The World Bank on Wednesday raised its projection of Brazil’s GDP growth to 2.6 percent in 2023, up from a 1.2 percent projected growth in an earlier report in June.
The new report highlights that inflation is receding in Latin America, and that countries such as Brazil and Chile have recently begun to reduce their interest rates.
Excluding Argentina and Venezuela, the average inflation rate in Latin America is 4.4 percent, compared to 6.4 percent in OECD countries or 8.6 percent in Eastern Europe. This is due in part to food and fuel costs dropping after a sharp increase with the full-fledged Russian invasion of Ukraine in early 2022.
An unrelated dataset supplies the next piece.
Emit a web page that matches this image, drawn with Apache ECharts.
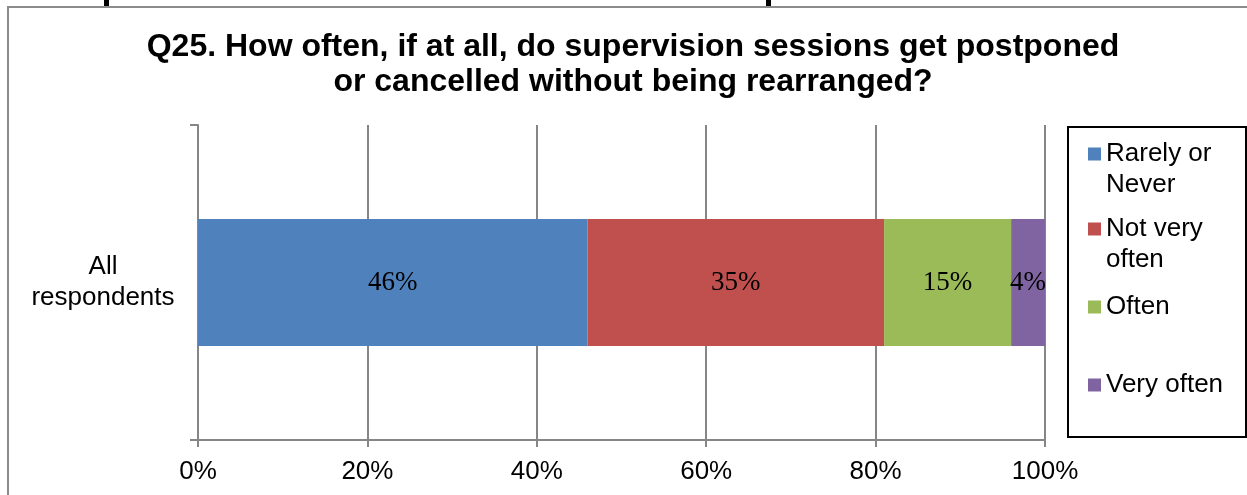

The report also highlights Brazil’s high consumer confidence levels, and the role of its Central Bank in aggressively raising interest rates starting in 2021 in order to avoid inflation. On the other hand, Brazil still has high indebtedness and default rates.
The country is also mentioned as an “extreme example” in terms of debt, with interest rates paid by the federal government representing over 7 percent of GDP.
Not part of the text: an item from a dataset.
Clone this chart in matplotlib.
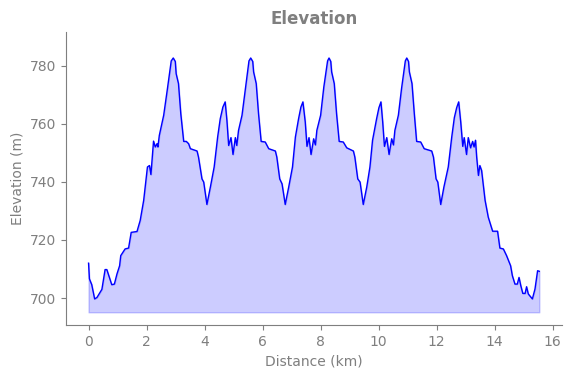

“Latin America and the Caribbean continues to competently manage challenges of weak global demand, higher debt, uncertainty surrounding the war in Ukraine, and the ongoing although diminishing inflationary pressures affecting many regions of the world,” the report’s summary says.
Although economic prospects for the region improved, they “remain low.” The highest projected growth in the region, by far, is for Guyana (29 percent), which has been exploring newly discovered oil reserves in the last few years. The GDP in Argentina, Chile, and Haiti is expected to drop this year.